Hey Knary, GO BIG or Light a candle. The older you get the more light You will need! (+ 30%) You can never have too much light, and if you do... Dim it!!!! If you can hook up with a lighting designer at your local lighting store. Remember to take into consideration the color of you walls and ceilings as they can play a big factor in what will be reflected. Talk with your Electrician the usually have a pretty reasonable source and can point you in the right direction.
Larry's River, Nova Scotia, CANADA
Check out Lightolier 3" cans # 2000IC housing with a 2005 WH trim. This trim uses a 50 PAR 20 lamp which provides a nice white crisp light and no transformer to have to replace later. For accent this housing will accept Lightolier #2027, this trim has an adjustable lamp angle up to 30 degrees. When the the lamp is adjusted straight down it looks just like the 2005 trim so your look will be uniform as far as trim and lamp look. The three inch cans look less obtrusive and provide good light when compared to the 5" and 6". The 6" to me look like hub caps screwed to the ceiling. But thats just me.
As far as receptacles the NEC, if they use that in your state, is very clear and if wired to code you will have plenty of receptacles usually. On general wall space you can not be more than 6' from a receptacle. IE start your measurement at an opening, a door etc., and the first receptacle need to be within 6', the next receptacle on linear wall can be 12' from the first one. So if you are stand between receptacles you are not more than 6' from. Locally we go a little more heavy than that (more receptacles) but code is usually sufficient. If you have a specific locations for funiture or book shelves or computer etc. make sure you have power where you will want it. On countertops you can't be more than 2' from a receptacle. Start at a sink or break in the counter top and you need a receptacle within 2'. After that 4' apart. We go a little heavy there too. The big thing is that more circuits than code requires is very desirable. We usually only put two kitchen counter receptacles on a circuit. Code says you can put the entire kitchen and dining room on just two small appliance branch circuits.
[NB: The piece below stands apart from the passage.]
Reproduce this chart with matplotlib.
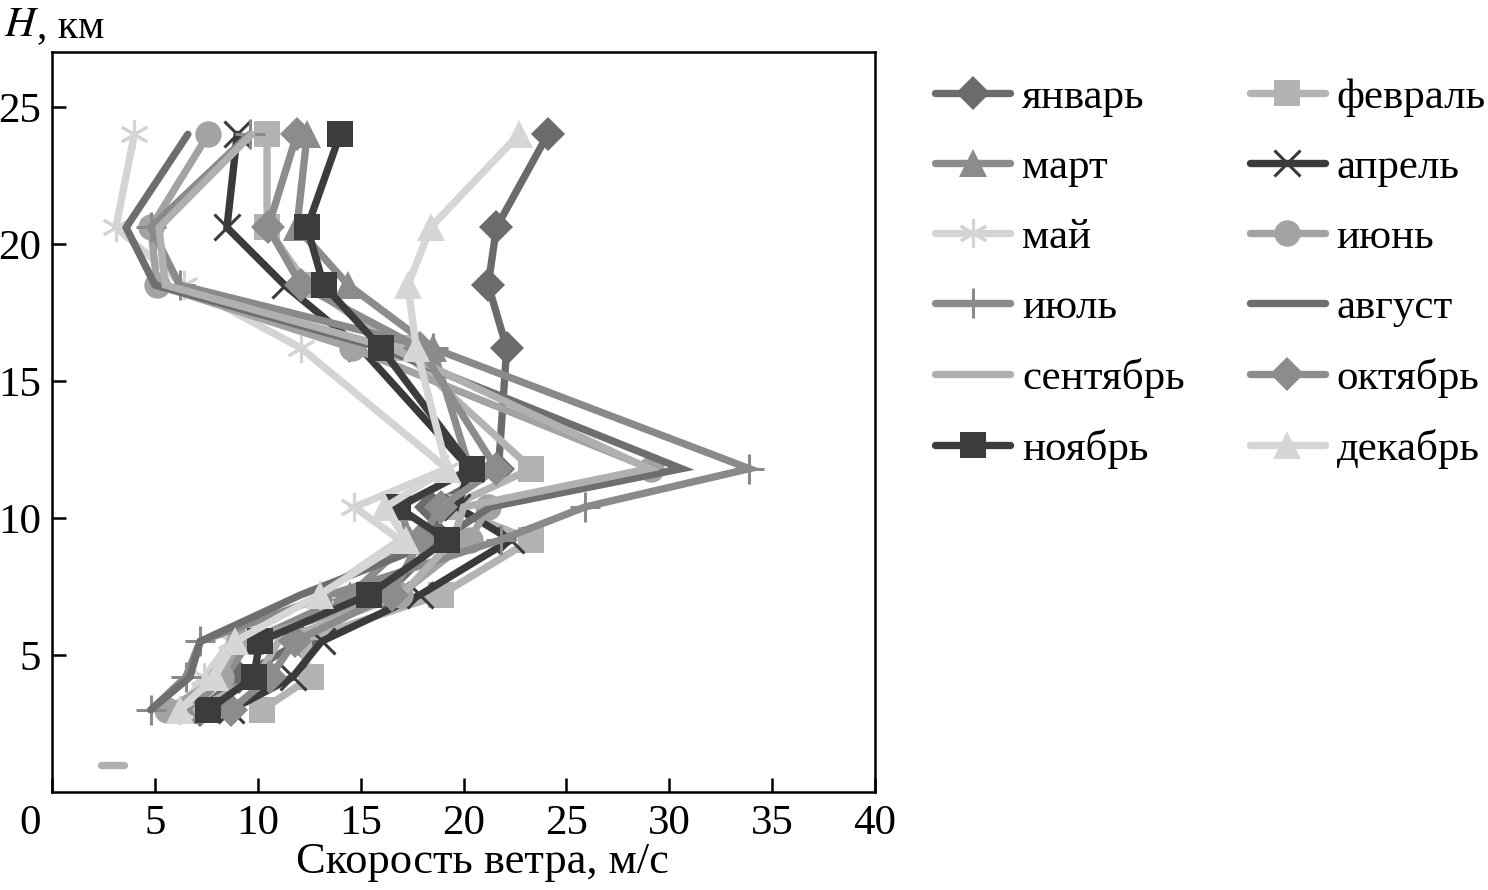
import matplotlib
matplotlib.use("Agg")
import matplotlib.pyplot as plt
from matplotlib import transforms

plt.rcParams['font.family'] = ['Liberation Serif', 'DejaVu Serif']

# Heights (km)
H = [3.0, 4.2, 5.5, 7.2, 9.2, 10.4, 11.8, 16.2, 18.5, 20.6, 24.0]

# Wind speed (m/s) per month at heights H
jan = [7.2, 9.1, 12.1, 16.2, 18.9, 18.4, 21.7, 22.1, 21.2, 21.6, 24.1]
feb = [10.2, 12.6, 12.0, 18.9, 23.3, 19.3, 23.3, 16.9, 12.4, 10.45, 10.45]
mar = [6.7, 8.4, 9.6, 14.5, 17.4, 16.9, 20.3, 18.5, 14.4, 11.9, 12.4]
apr = [8.7, 11.7, 13.1, 17.9, 22.3, 19.7, 20.3, 15.0, 11.3, 8.5, 9.0]
may = [6.2, 7.4, 8.7, 13.0, 16.9, 14.7, 19.2, 12.1, 6.4, 3.1, 4.0]
jun = [5.6, 8.2, 9.1, 16.9, 20.3, 21.2, 29.1, 14.6, 5.1, 4.8, 7.6]
jul = [4.8, 6.5, 7.2, 13.5, 21.8, 25.9, 33.9, 18.5, 6.2, 4.8, 9.6]
aug = [4.8, 6.7, 7.2, 12.1, 18.9, 21.3, 30.6, 16.0, 5.0, 3.6, 6.6]
sep = [7.0, 10.0, 11.0, 17.0, 19.5, 20.0, 29.0, 16.5, 5.5, 5.2, 9.7]
octo = [8.7, 10.6, 11.8, 16.5, 17.9, 18.9, 21.6, 17.9, 12.1, 10.5, 11.9]
nov = [7.6, 9.8, 10.1, 15.4, 19.2, 16.8, 20.4, 16.0, 13.2, 12.4, 14.0]
dec = [6.2, 7.9, 8.9, 13.0, 17.2, 16.2, 19.2, 17.7, 17.3, 18.4, 22.7]

# short segment near 1 km
dash_x = [2.4, 3.5]
dash_h = [1.0, 1.0]

months = ['январь', 'февраль', 'март', 'апрель', 'май', 'июнь',
          'июль', 'август', 'сентябрь', 'октябрь', 'ноябрь', 'декабрь']
values = [jan, feb, mar, apr, may, jun, jul, aug, sep, octo, nov, dec]

styles = {
    'январь':   dict(color='#6b6b6b', marker='D', ms=17),
    'февраль':  dict(color='#b3b3b3', marker='s', ms=19),
    'март':     dict(color='#8c8c8c', marker='^', ms=20),
    'апрель':   dict(color='#3a3a3a', marker='x', ms=19, mew=2.2),
    'май':      dict(color='#d4d4d4', marker=(6, 2, 0), ms=21, mew=2.2),
    'июнь':     dict(color='#a3a3a3', marker='o', ms=19),
    'июль':     dict(color='#8a8a8a', marker='+', ms=21, mew=2.2),
    'август':   dict(color='#6e6e6e', marker=None),
    'сентябрь': dict(color='#b0b0b0', marker=None),
    'октябрь':  dict(color='#8c8c8c', marker='D', ms=17),
    'ноябрь':   dict(color='#3c3c3c', marker='s', ms=19),
    'декабрь':  dict(color='#d6d6d6', marker='^', ms=20),
}

fig = plt.figure(figsize=(14.88, 8.9), dpi=100)
ax = fig.add_axes([0.035, 0.110, 0.553, 0.8315])

handles = {}
for name, vals in zip(months, values):
    st = dict(styles[name])
    col = st.pop('color')
    mk = st.pop('marker')
    ms = st.pop('ms', 0)
    mew = st.pop('mew', 0)
    kw = dict(color=col, lw=5.3, solid_capstyle='round', solid_joinstyle='miter')
    if mk is not None:
        kw.update(marker=mk, ms=ms, mfc=col, mec=col, mew=mew)
    line, = ax.plot(vals, H, **kw)
    handles[name] = line

ax.plot(dash_x, dash_h, color='#b0b0b0', lw=5.3, solid_capstyle='round')

ax.set_xlim(0, 40)
ax.set_ylim(0, 27)
ax.set_xticks(range(0, 41, 5))
ax.set_yticks(range(5, 26, 5))
ax.tick_params(direction='in', length=10, width=1.8, labelsize=31,
               top=False, right=False)
ax.tick_params(axis='x', pad=9)
ax.tick_params(axis='y', pad=8)
for sp in ax.spines.values():
    sp.set_linewidth(1.8)

# shift the "0" label to the left
lbl0 = ax.get_xticklabels()[0]
lbl0.set_transform(lbl0.get_transform() +
                   transforms.ScaledTranslation(-0.22, 0, fig.dpi_scale_trans))

fig.text(0.003, 0.993, '$H$', fontsize=31, va='top', ha='left',
         math_fontfamily='stix')
fig.text(0.025, 0.991, ', км', fontsize=30, va='top', ha='left')
fig.text(0.324, 0.031, 'Скорость ветра, м/с', fontsize=32, ha='center', va='center')

order = ['январь', 'март', 'май', 'июль', 'сентябрь', 'ноябрь',
         'февраль', 'апрель', 'июнь', 'август', 'октябрь', 'декабрь']
fig.legend([handles[n] for n in order], order, loc='upper left',
           bbox_to_anchor=(0.617, 0.932), ncol=2, frameon=False,
           fontsize=31, handlelength=1.74, handletextpad=0.28,
           columnspacing=1.5, labelspacing=0.72, borderaxespad=0)

fig.savefig('out.png', dpi=100)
Get more circuits than that! Make sure your ref., dishwasher, and other appliances are on their own individual branch circuits.
In regard to lighting there are lots of options and ideas it usually the limiting factor is "how much do you want to spend". Check around and find a look you like and go from there. You can go from a table lamp in the corner to computer controlled lighting systems with lots of options in the middle. How thick is the wallet? And yes to dimmers they are inexpensive.
Last edited by GSfornow; 11-26-2009 at 03:45 PM.
dimmers don't work with those pesky little pretzel-like florescent lights. Halogen are hot but so controlable and fit into tight places. Likely many more options on the market but halogen and the good old Edison thing work for us.
Re: plugs. We are set at about 4-6 feet. Living room had the closest fit with a little cluster of three behind the future entertainment unit (pellet stove, tv, stereo, light).
I agree.... great little thread and, if you look at it all from another perspective, lovingly restructuring a fine old house is a bit like working on an old /5 that you just found in a barn - Bob
Larry's River, Nova Scotia, CANADA
There are CFL lamps that are dimable for retro fit into a 120 volt fixture you would need to change your dimmer though. In new construction I think the smart choice is to commit to fluoresent or incandescent at this point. At least as far as recessed lighting is concerned. There are many options available in fluorescent and incandescent models. Fluorescent fixtures are available that are dimable but at a higher cost. The color rendering of the fluorescent lamps are getting better but the lamps for recessed lighting the choice is limited. I looked at recessed the other day for an office and the 16 or 26 watt lamps available for those were either 2700 K or 3500 K. The 2700 K having a warmer look and a CRI of 82 but the CRI for the 3500 K would be higher (colors would look more natural). While the fluorescent are less expensive to run, in my area they are not in widespread use in residential applications. In commercial applications the fluorescent are more the norm. Most go with halogen, PAR lamps, or straight incandescent, R lamps, for residential use.
Last edited by GSfornow; 11-26-2009 at 09:30 PM.
As I'm the electrician* on this project, I can do whatever I want with little fuss - just more and more questions.
I'll be putting in as many plugs as I can manage without making it seem like a physics lab, with doubled up outlets in more than a few spots. These days, as we all know, there's that much more to plug in. A single box next to the bed doesn't come close to being enough these days between lamp, clock, reading light, and the occasional laptop.
I did a fair amount of research on lighting when I built the studio a few years ago. The formula for us is color correctness, temperature and price. If a bulb's CRI is too low, I won't buy it.
There are two excellent lighting stores in the area with designers eager to help. I'm pricing the recessed lights, porch lights, accent lights, bathroom lights, lights and more lights right now.
Most importantly, I did manage to get out of the permit office with approved engineering changes after 3 1/2 hours. The city's engineer was very unhappy about having to put a triangle with a 3 in it on the plans. You'd have thought I'd asked him to eat poo.
*my father arrives on wednesday to lend a hand. He's going to play with plumbing while I pull wires.